Like all serious knitters, I built up an obscene yarn stash over the years. About 6 months ago, I donated most of it to our local Senior Citizen Center. They use it to knit lap blankets for other seniors, hats, and scarves for the homeless and little hats for newborns. It was cathartic to clean that stash out, as it always tugged on my guilt strings reminding me of all the projects I had intended to make, but didn’t or started, but didn’t finish.
I did keep some ‘basics’, whites, off whites, etc… in cotton and wool. Two of the balls I held on too were good size (231 yards) balls of Phildar Plein Air Cotton White yarn. I’ve probably had this yarn for 20 years and I don’t even think you can buy Phildar in the US anymore.
Recently, I went looking in my whittled down stash for some white cotton and the Phildar fit the bill for the project I intended. Unfortunately, the years had really taken their toll on the yarn; they had really yellowed and there were some rusty looking spots in them.
So I washed it and I am thrilled with the results. I kept one hank unwashed to compare the difference. It really was significant.
Here’s what I did:
- Since my yarn was balled on a cardboard center, I unwound it into hanks. I made 2 hanks out of each 231 yd ball. I didn’t want them too thick as I was concerned that would cause some places on the hank to not be able to soak up the water and soap.
- I tied each hank in 3-4 places
- I put each hank into an old piece of pantyhose and tied it up well.
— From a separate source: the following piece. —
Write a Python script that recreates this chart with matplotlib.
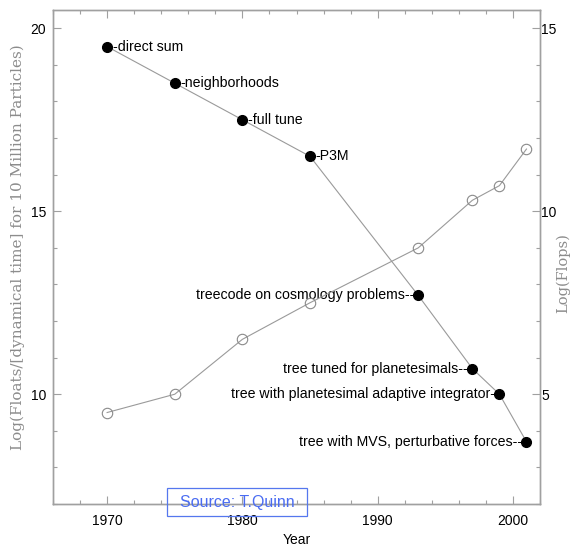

- I then put the pantyhose clad hanks into my washing machine on the gentle cycle in cold water. I added my regular detergent, which is gentle, and a little oxy clean.
- I let it sit in the water for about an hour before I started the agitation.
- Once the machine ran its cycle, I took the hanks out of their pantyhose sleeping bags and hung them to air dry.
Since the yarn was unusable as it was, I had nothing to lose. I would definitely try this process again on any washable yarn.